→ **Exercise objective**: Reproduce exactly, and nothing else, the lines from the one that contains "Clone this chart in Apache ECharts." through the one that contains "24.8, 25.4, 26];". Leave the pictures out.
[start Data shown]
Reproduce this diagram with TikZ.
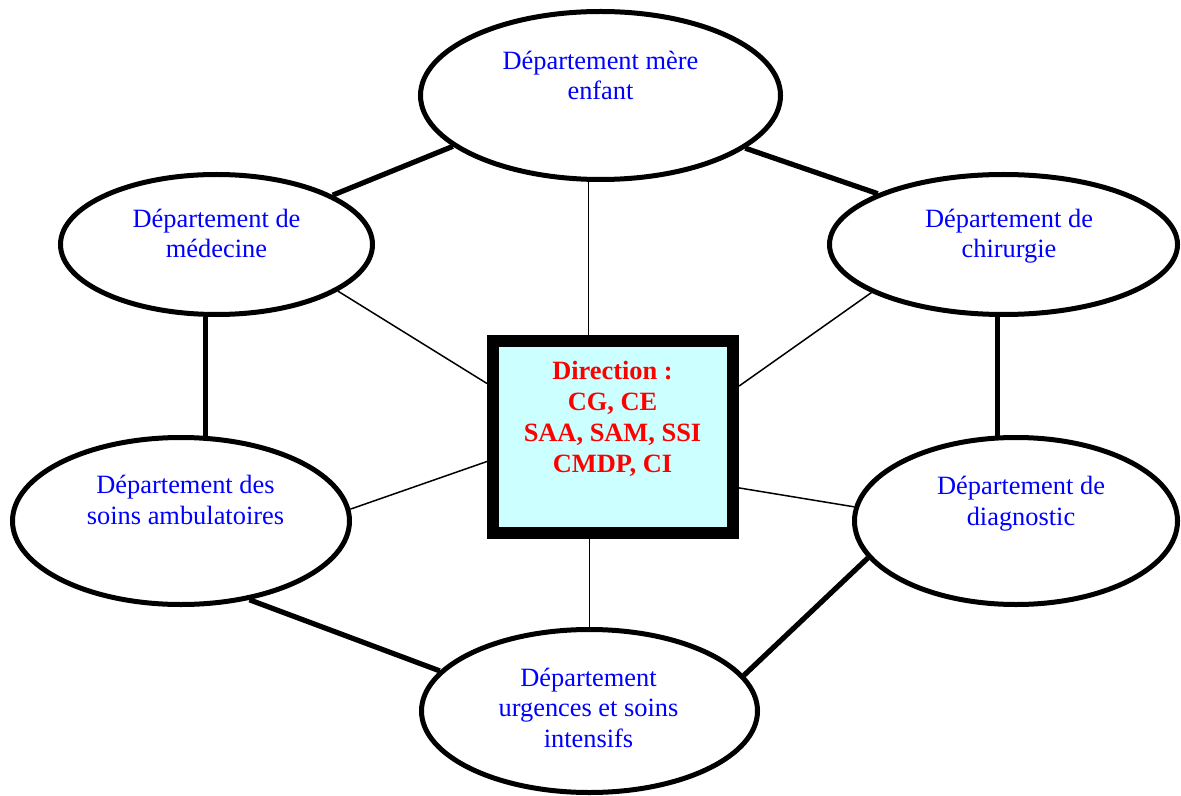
\documentclass[tikz,border=0pt]{standalone}
\usepackage{fontspec}
\setmainfont{Liberation Serif}
\usetikzlibrary{shapes.geometric}
\definecolor{boxfill}{HTML}{CCFFFF}
\definecolor{deptblue}{HTML}{0000FF}
\definecolor{dirred}{HTML}{FF0000}
\begin{document}
\begin{tikzpicture}[x=0.5pt,y=-0.5pt,
  dept/.style={ellipse,draw,line width=2.5pt,inner sep=0pt},
  depttext/.style={align=center,anchor=base,text=deptblue,inner sep=0pt,
    font=\fontsize{13.2}{15.2}\selectfont},
  dirbox/.style={rectangle,draw,line width=6pt,fill=boxfill,inner sep=0pt,
    minimum width=120pt,minimum height=96pt},
  dirtext/.style={align=center,anchor=base,text=dirred,inner sep=0pt,
    font=\fontsize{13.2}{15.35}\selectfont\bfseries},
  thickline/.style={line width=2.6pt},
  thinline/.style={line width=0.75pt}]
\useasboundingbox (0,0) rectangle (1181,796);

% departments
\node[dept,minimum width=180pt,minimum height=84pt]    (mere) at (600.5,95.5) {};
\node[dept,minimum width=156pt,minimum height=70pt]    (med)  at (216.5,244.5) {};
\node[dept,minimum width=174pt,minimum height=70pt]    (chir) at (1003.5,244.5) {};
\node[dept,minimum width=168.5pt,minimum height=83.5pt] (amb) at (181,521) {};
\node[dept,minimum width=161.5pt,minimum height=83.5pt] (diag) at (1016,521) {};
\node[dept,minimum width=168pt,minimum height=81.5pt]  (urg)  at (589.5,711) {};

% labels, placed by the baseline of their last line
\node[depttext] (tmere) at (600.5,100) {Département mère\\enfant};
\node[depttext] (tmed)  at (216.5,258) {Département de\\médecine};
\node[depttext] (tchir) at (1009,258)  {Département de\\chirurgie};
\node[depttext] (tamb)  at (185.5,524) {Département des\\soins ambulatoires};
\node[depttext] (tdiag) at (1021,525)  {Département de\\diagnostic};
\node[depttext] (turg)  at (588.5,747) {Département\\urgences et soins\\intensifs};

% direction
\node[dirbox] (dir) at (613,437) {};
\node[dirtext] (tdir) at (612.5,472) {Direction :\\CG, CE\\SAA, SAM, SSI\\CMDP, CI};

% links between neighbouring departments
\draw[thickline] (med.23.6) -- (mere.199.3);
\draw[thickline] (mere.340.8) -- (chir.158.8);
\draw[thickline] (amb.74) -- (amb.74 |- med.south);
\draw[thickline] (diag.102.8) -- (diag.102.8 |- chir.south);
\draw[thickline] (amb.311.3) -- (urg.165.1);
\draw[thickline] (diag.194.8) -- (urg.13.9);

% links to the direction
\draw[thinline] (mere.262.2) -- (mere.262.2 |- dir.north);
\draw[thinline] (med.339.6) -- (dir.157.4);
\draw[thinline] (chir.200.2) -- (dir.22.6);
\draw[thinline] (amb.4.7) -- (dir.191.75);
\draw[thinline] (dir.338.2) -- (diag.175.5);
\draw[thinline] (urg.north) -- (urg.north |- dir.south);
\end{tikzpicture}
\end{document}
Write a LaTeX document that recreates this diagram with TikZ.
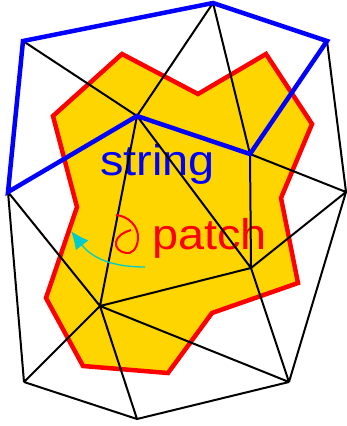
\documentclass[tikz,border=0pt]{standalone}
\usepackage{fontspec}
\setmainfont{Liberation Sans}
\newfontfamily\lblfont[FakeStretch=1.09]{Liberation Sans}
\usepackage{tikz}
\usetikzlibrary{arrows.meta}
\definecolor{patchfill}{HTML}{FFD500}
\definecolor{patchred}{HTML}{FF0000}
\definecolor{stringblue}{HTML}{0000FF}
\definecolor{arrowcyan}{HTML}{00CCCC}
\tikzset{
  edge/.style={line width=2pt,black},
  stringline/.style={line width=4.5pt,color=stringblue,line join=miter},
  patchline/.style={line width=4.5pt,draw=patchred,fill=patchfill,line join=miter},
  lbl/.style={inner sep=0pt,anchor=base west,font=\lblfont\fontsize{43}{43}\selectfont},
  curl/.style={line width=2pt,color=patchred},
  curlarr/.style={-{Latex[length=18pt,width=16pt]},line width=1.3pt,color=arrowcyan}
}

\begin{document}
\begin{tikzpicture}[x=1pt,y=-1pt]
  \useasboundingbox (0,0) rectangle (347,426);
  % mesh vertices
  \coordinate (A) at (23,41);
  \coordinate (B) at (213,3);
  \coordinate (C) at (327,41);
  \coordinate (D) at (8,192);
  \coordinate (E) at (137,116);
  \coordinate (F) at (250,154);
  \coordinate (G) at (346,192);
  \coordinate (H) at (100,306);
  \coordinate (I) at (251,268);
  \coordinate (J) at (24,382);
  \coordinate (K) at (137,419);
  \coordinate (L) at (289,382);
  % patch
  \draw[patchline] (122,54) -- (198,94) -- (266,54) -- (312,124) -- (281,198)
    -- (298,283) -- (212,313) -- (168,373) -- (83,366) -- (46,298) -- (77,207)
    -- (53,116) -- cycle;
  \node[lbl,text=stringblue] (str) at (100,175) {string};
  \node[lbl,text=patchred] (pat) at (152,249) {patch};
  % triangles
  \draw[edge] (A)--(E) (B)--(E) (B)--(F) (C)--(G) (F)--(G) (E)--(H) (E)--(I)
    (F)--(I) (G)--(I) (G)--(L) (I)--(L) (D)--(H) (D)--(J) (H)--(J) (H)--(K)
    (H)--(I) (H)--(L) (J)--(K) (K)--(L);
  % string
  \draw[stringline] (D)--(A)--(B)--(C)--(F)--(E)--cycle;
  % curl and arrow
  \draw[curl] (116,215) .. controls (128,216) and (139,226) .. (138,239)
    .. controls (137,250) and (131,254) .. (126,253)
    .. controls (119,252) and (115,247) .. (116,242)
    .. controls (117,236) and (124,232) .. (131,230);
  \coordinate (tail) at (145,267);
  \coordinate (tip) at (71,231);
  \draw[curlarr] (tail) .. controls (112,267) and (92,258) .. (tip);
\end{tikzpicture}
\end{document}
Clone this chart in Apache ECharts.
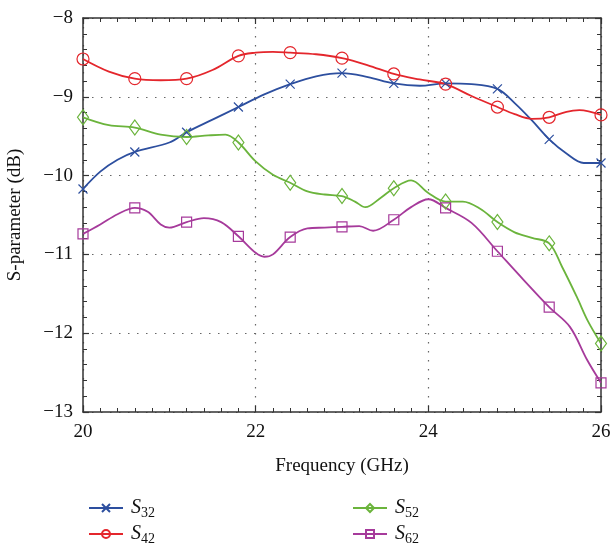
<!DOCTYPE html>
<html>
<head>
<meta charset="utf-8">
<script src="https://cdn.jsdelivr.net/npm/echarts@6/dist/echarts.min.js"></script>
<style>
  html, body { margin: 0; padding: 0; background: #fff; }
  #chart { width: 613px; height: 544px; }
</style>
</head>
<body>
<div id="chart"></div>
<script>
// Frequencies (GHz) where each curve carries a marker
const markerFreqs = [20, 20.6, 21.2, 21.8, 22.4, 23.0, 23.6, 24.2, 24.8, 25.4, 26];

// S32
const s32Freq = [20, 20.2, 20.4, 20.6, 21.0, 21.2, 21.5, 21.8, 22.1, 22.4, 22.7, 23.0, 23.3, 23.6, 23.9, 24.2, 24.5, 24.8, 25.0, 25.2, 25.4, 25.6, 25.8, 26];
const s32Val = [-10.17, -9.95, -9.80, -9.70, -9.58, -9.45, -9.29, -9.13, -8.97, -8.84, -8.74, -8.70, -8.75, -8.83, -8.86, -8.83, -8.84, -8.90, -9.08, -9.30, -9.54, -9.72, -9.84, -9.84];

// S42
const s42Freq = [20, 20.3, 20.6, 20.9, 21.2, 21.5, 21.8, 22.0, 22.2, 22.4, 22.7, 23.0, 23.3, 23.6, 23.9, 24.2, 24.5, 24.8, 25.0, 25.2, 25.4, 25.6, 25.75, 26];
const s42Val = [-8.52, -8.68, -8.77, -8.79, -8.77, -8.66, -8.48, -8.44, -8.43, -8.44, -8.46, -8.51, -8.60, -8.71, -8.78, -8.84, -8.99, -9.13, -9.22, -9.28, -9.26, -9.19, -9.17, -9.23];

// S52
const s52Freq = [20, 20.3, 20.6, 20.9, 21.2, 21.45, 21.65, 21.8, 22.0, 22.2, 22.4, 22.6, 22.8, 23.0, 23.15, 23.27, 23.45, 23.6, 23.8, 24.0, 24.2, 24.4, 24.6, 24.8, 25.0, 25.2, 25.4, 25.55, 25.72, 25.85, 26];
const s52Val = [-9.26, -9.36, -9.39, -9.48, -9.51, -9.49, -9.48, -9.58, -9.82, -9.99, -10.09, -10.20, -10.24, -10.26, -10.33, -10.40, -10.28, -10.16, -10.06, -10.22, -10.33, -10.33, -10.42, -10.59, -10.72, -10.79, -10.86, -11.16, -11.54, -11.85, -12.13];

// S62
const s62Freq = [20, 20.2, 20.4, 20.6, 20.75, 20.9, 21.0, 21.2, 21.4, 21.6, 21.8, 22.0, 22.1, 22.2, 22.4, 22.6, 22.8, 23.0, 23.2, 23.36, 23.6, 23.8, 24.0, 24.2, 24.5, 24.8, 25.1, 25.4, 25.64, 25.84, 26];
const s62Val = [-10.74, -10.62, -10.49, -10.41, -10.46, -10.62, -10.66, -10.59, -10.54, -10.59, -10.77, -10.98, -11.03, -11.00, -10.78, -10.67, -10.66, -10.65, -10.64, -10.70, -10.56, -10.40, -10.30, -10.41, -10.60, -10.96, -11.32, -11.67, -11.92, -12.34, -12.63];

// Axis ticks
const xTicks = { min: 20, max: 26, interval: 2 };
const yTicks = { min: -13, max: -8, interval: 1 };

const FONT = '"Liberation Serif", "DejaVu Serif", serif';
const AXIS_COLOR = '#333';

function pairs(freq, vals) {
  return freq.map((f, i) => [f, vals[i]]);
}
function isMarker(f) {
  return markerFreqs.some(m => Math.abs(m - f) < 1e-6);
}

const crossPath = 'path://M0,0L10,10M0,10L10,0';

function makeSeries(name, freq, vals, color, symbol, size) {
  return {
    name: name,
    type: 'line',
    data: pairs(freq, vals),
    smooth: 0.35,
    color: color,
    showAllSymbol: true,
    symbol: symbol,
    symbolSize: function (v) { return isMarker(v[0]) ? size : 0; },
    lineStyle: { color: color, width: 1.8 },
    itemStyle: { color: 'rgba(255,255,255,0)', borderColor: color, borderWidth: 1.2 },
    emphasis: { disabled: true },
    z: 3
  };
}

const series = [
  makeSeries('S32', s32Freq, s32Val, '#2d4f9f', crossPath, 9),
  makeSeries('S42', s42Freq, s42Val, '#e4262c', 'circle', 12),
  makeSeries('S52', s52Freq, s52Val, '#6bb43c', 'diamond', [11, 15]),
  makeSeries('S62', s62Freq, s62Val, '#a63a9b', 'rect', 10)
];

const legendText = {
  color: '#111',
  fontFamily: FONT,
  padding: [0, 0, 0, 3],
  rich: {
    s: { fontFamily: FONT, fontStyle: 'italic', fontSize: 20, color: '#111' },
    sub: { fontFamily: FONT, fontSize: 14, color: '#111', padding: [10, 0, 0, 0] }
  }
};
function legendFmt(name) {
  return '{s|S}{sub|' + name.slice(1) + '}';
}
// One legend block per entry, laid out in two columns
const legendSlots = [
  { name: 'S32', left: 83, top: 493 },
  { name: 'S42', left: 83, top: 519 },
  { name: 'S52', left: 347, top: 493 },
  { name: 'S62', left: 347, top: 519 }
];
const legends = legendSlots.map(s => ({
  data: [s.name],
  left: s.left, top: s.top,
  itemWidth: 34, itemHeight: 10,
  formatter: legendFmt,
  textStyle: legendText,
  selectedMode: false
}));

function tickAxis(extra) {
  return Object.assign({
    type: 'value',
    axisLine: { show: true, onZero: false, lineStyle: { color: AXIS_COLOR, width: 1.5 } },
    axisTick: { show: true, inside: true, length: 6, lineStyle: { color: AXIS_COLOR, width: 1.2 } },
    minorTick: { show: true, length: 4, lineStyle: { color: AXIS_COLOR, width: 1 } },
    axisLabel: { show: false },
    splitLine: { show: false }
  }, extra);
}

const option = {
  backgroundColor: '#fff',
  animation: false,
  grid: { left: 83, right: 12, top: 18, bottom: 132, outerBoundsMode: 'none' },
  legend: legends,
  xAxis: [
    tickAxis({
      position: 'bottom',
      min: xTicks.min, max: xTicks.max, interval: xTicks.interval,
      minorTick: { show: true, splitNumber: 10, length: 4, lineStyle: { color: AXIS_COLOR, width: 1 } },
      axisLabel: { show: true, color: '#111', fontFamily: FONT, fontSize: 19, margin: 11 },
      splitLine: { show: true, lineStyle: { color: '#666', type: [1.5, 7.5], width: 1.2 } },
      name: 'Frequency (GHz)',
      nameLocation: 'middle',
      nameGap: 45,
      nameTextStyle: { color: '#111', fontFamily: FONT, fontSize: 19 }
    }),
    tickAxis({
      position: 'top',
      min: xTicks.min, max: xTicks.max, interval: xTicks.interval,
      minorTick: { show: true, splitNumber: 10, length: 4, lineStyle: { color: AXIS_COLOR, width: 1 } }
    })
  ],
  yAxis: [
    tickAxis({
      position: 'left',
      min: yTicks.min, max: yTicks.max, interval: yTicks.interval,
      minorTick: { show: true, splitNumber: 5, length: 4, lineStyle: { color: AXIS_COLOR, width: 1 } },
      axisLabel: {
        show: true, color: '#111', fontFamily: FONT, fontSize: 19, margin: 10,
        formatter: v => (v < 0 ? '\u2212' + Math.abs(v) : String(v))
      },
      splitLine: { show: true, lineStyle: { color: '#666', type: [1.5, 7.5], width: 1.2 } },
      name: 'S-parameter (dB)',
      nameLocation: 'middle',
      nameGap: 58,
      nameTextStyle: { color: '#111', fontFamily: FONT, fontSize: 19 }
    }),
    tickAxis({
      position: 'right',
      min: yTicks.min, max: yTicks.max, interval: yTicks.interval,
      minorTick: { show: true, splitNumber: 5, length: 4, lineStyle: { color: AXIS_COLOR, width: 1 } }
    })
  ],
  series: series
};

const chart = echarts.init(document.getElementById('chart'), null, { renderer: 'canvas' });
chart.setOption(option);
</script>
</body>
</html>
[end Data shown]
→ **Task result**:
Clone this chart in Apache ECharts.
<!DOCTYPE html>
<html>
<head>
<meta charset="utf-8">
<script src="https://cdn.jsdelivr.net/npm/echarts@6/dist/echarts.min.js"></script>
<style>
  html, body { margin: 0; padding: 0; background: #fff; }
  #chart { width: 613px; height: 544px; }
</style>
</head>
<body>
<div id="chart"></div>
<script>
// Frequencies (GHz) where each curve carries a marker
const markerFreqs = [20, 20.6, 21.2, 21.8, 22.4, 23.0, 23.6, 24.2, 24.8, 25.4, 26];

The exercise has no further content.